* **Provided data**
==================================================
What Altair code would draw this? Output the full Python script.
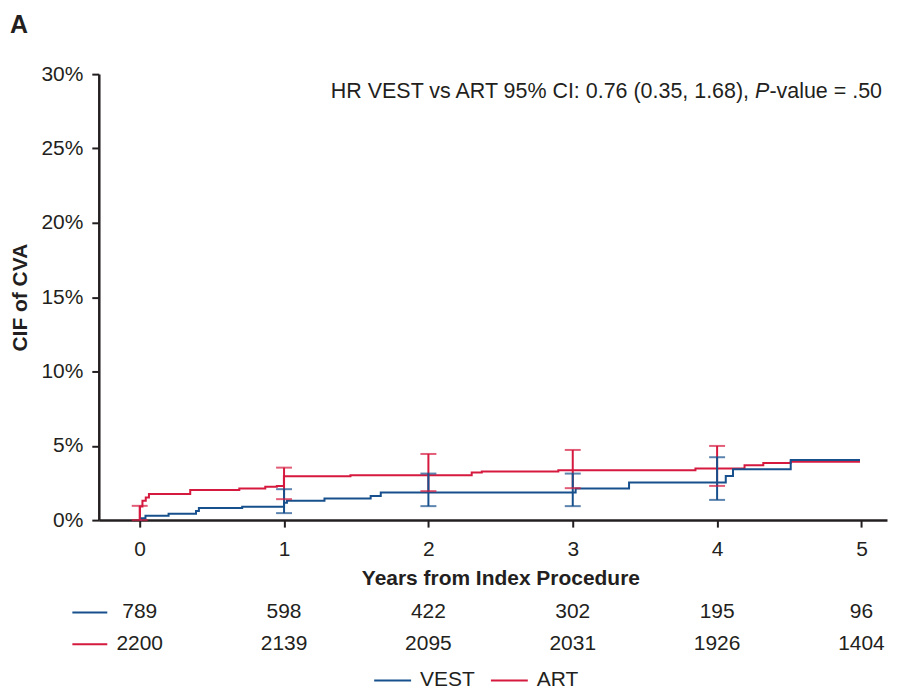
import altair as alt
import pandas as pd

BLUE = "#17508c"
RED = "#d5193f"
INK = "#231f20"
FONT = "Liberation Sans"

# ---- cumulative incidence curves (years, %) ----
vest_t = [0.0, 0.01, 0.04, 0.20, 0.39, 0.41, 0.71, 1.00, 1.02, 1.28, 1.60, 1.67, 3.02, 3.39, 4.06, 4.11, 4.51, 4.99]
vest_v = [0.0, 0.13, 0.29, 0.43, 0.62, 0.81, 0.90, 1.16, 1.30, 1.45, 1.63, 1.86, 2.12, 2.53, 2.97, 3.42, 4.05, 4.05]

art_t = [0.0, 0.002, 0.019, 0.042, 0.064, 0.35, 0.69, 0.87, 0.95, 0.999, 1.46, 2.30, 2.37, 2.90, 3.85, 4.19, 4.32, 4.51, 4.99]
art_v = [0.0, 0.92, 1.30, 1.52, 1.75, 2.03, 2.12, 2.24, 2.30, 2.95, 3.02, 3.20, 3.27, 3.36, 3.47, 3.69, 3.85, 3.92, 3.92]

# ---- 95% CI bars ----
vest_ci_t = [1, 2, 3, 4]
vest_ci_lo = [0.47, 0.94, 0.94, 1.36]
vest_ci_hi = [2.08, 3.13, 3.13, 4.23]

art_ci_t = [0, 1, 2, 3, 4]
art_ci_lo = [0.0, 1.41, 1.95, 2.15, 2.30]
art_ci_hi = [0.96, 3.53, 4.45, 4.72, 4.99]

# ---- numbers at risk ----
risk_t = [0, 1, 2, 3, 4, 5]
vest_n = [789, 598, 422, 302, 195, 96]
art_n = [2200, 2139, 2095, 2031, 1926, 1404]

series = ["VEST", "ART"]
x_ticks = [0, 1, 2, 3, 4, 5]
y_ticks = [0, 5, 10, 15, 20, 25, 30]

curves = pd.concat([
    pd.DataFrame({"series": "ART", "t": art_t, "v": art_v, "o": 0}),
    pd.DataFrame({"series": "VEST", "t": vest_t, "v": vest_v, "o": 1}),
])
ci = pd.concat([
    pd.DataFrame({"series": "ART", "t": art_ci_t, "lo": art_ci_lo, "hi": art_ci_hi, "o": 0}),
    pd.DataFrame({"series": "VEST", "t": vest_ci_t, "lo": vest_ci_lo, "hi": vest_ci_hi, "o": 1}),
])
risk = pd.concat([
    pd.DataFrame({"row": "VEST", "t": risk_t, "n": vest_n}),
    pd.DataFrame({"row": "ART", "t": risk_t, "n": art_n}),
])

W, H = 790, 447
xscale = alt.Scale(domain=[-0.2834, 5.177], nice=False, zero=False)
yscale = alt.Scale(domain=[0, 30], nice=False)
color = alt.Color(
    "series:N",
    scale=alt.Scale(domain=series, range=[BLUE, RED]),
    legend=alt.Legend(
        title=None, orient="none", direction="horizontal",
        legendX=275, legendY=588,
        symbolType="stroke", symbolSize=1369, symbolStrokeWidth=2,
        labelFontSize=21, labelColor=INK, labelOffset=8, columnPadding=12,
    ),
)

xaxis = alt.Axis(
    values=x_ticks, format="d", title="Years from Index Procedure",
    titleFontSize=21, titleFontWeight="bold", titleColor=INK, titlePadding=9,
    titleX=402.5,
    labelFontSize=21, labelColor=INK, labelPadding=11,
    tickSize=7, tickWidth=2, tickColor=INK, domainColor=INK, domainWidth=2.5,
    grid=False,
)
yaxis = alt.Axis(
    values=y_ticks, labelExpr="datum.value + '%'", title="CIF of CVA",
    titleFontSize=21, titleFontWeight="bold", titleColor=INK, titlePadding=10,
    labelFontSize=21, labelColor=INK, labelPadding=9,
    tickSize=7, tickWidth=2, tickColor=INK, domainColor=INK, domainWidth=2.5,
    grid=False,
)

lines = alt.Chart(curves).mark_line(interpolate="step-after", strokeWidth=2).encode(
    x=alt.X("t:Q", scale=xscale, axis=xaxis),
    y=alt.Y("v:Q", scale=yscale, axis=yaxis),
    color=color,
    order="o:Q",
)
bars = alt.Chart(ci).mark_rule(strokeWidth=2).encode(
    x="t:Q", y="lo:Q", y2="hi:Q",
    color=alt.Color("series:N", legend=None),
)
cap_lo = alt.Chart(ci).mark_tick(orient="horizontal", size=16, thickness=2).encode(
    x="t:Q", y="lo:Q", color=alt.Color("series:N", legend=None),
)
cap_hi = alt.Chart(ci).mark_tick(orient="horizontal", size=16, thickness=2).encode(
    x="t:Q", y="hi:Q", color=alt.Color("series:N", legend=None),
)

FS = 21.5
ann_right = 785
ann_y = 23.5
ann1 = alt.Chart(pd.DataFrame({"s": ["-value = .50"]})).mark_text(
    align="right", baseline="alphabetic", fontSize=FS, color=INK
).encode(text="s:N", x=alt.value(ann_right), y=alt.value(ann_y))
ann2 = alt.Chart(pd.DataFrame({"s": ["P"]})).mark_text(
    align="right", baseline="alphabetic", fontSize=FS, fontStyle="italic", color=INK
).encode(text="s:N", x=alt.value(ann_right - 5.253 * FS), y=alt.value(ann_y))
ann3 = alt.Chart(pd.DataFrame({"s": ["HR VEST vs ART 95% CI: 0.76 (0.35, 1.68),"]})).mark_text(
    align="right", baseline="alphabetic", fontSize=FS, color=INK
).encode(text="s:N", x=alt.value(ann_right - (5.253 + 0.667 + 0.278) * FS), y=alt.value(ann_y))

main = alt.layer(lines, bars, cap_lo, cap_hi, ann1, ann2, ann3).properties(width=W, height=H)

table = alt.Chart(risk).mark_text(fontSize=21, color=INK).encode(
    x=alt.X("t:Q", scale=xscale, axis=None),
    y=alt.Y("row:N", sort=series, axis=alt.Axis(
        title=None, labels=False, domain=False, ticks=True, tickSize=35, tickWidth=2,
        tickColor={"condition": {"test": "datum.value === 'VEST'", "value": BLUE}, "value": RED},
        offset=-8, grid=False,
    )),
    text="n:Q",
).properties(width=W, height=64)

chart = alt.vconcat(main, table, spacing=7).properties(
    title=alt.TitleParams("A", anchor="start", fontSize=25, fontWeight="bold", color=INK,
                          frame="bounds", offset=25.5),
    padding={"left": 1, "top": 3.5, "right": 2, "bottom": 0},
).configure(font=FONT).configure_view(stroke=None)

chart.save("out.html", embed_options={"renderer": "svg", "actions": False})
==================================================
* **Aim of the task**
Would you reproduce the lines above, from the very first through the line containing "3.85, 3.92, 3.92]", exactly and without the pictures?

* **Task solution**
What Altair code would draw this? Output the full Python script.
import altair as alt
import pandas as pd

BLUE = "#17508c"
RED = "#d5193f"
INK = "#231f20"
FONT = "Liberation Sans"

# ---- cumulative incidence curves (years, %) ----
vest_t = [0.0, 0.01, 0.04, 0.20, 0.39, 0.41, 0.71, 1.00, 1.02, 1.28, 1.60, 1.67, 3.02, 3.39, 4.06, 4.11, 4.51, 4.99]
vest_v = [0.0, 0.13, 0.29, 0.43, 0.62, 0.81, 0.90, 1.16, 1.30, 1.45, 1.63, 1.86, 2.12, 2.53, 2.97, 3.42, 4.05, 4.05]

art_t = [0.0, 0.002, 0.019, 0.042, 0.064, 0.35, 0.69, 0.87, 0.95, 0.999, 1.46, 2.30, 2.37, 2.90, 3.85, 4.19, 4.32, 4.51, 4.99]
art_v = [0.0, 0.92, 1.30, 1.52, 1.75, 2.03, 2.12, 2.24, 2.30, 2.95, 3.02, 3.20, 3.27, 3.36, 3.47, 3.69, 3.85, 3.92, 3.92]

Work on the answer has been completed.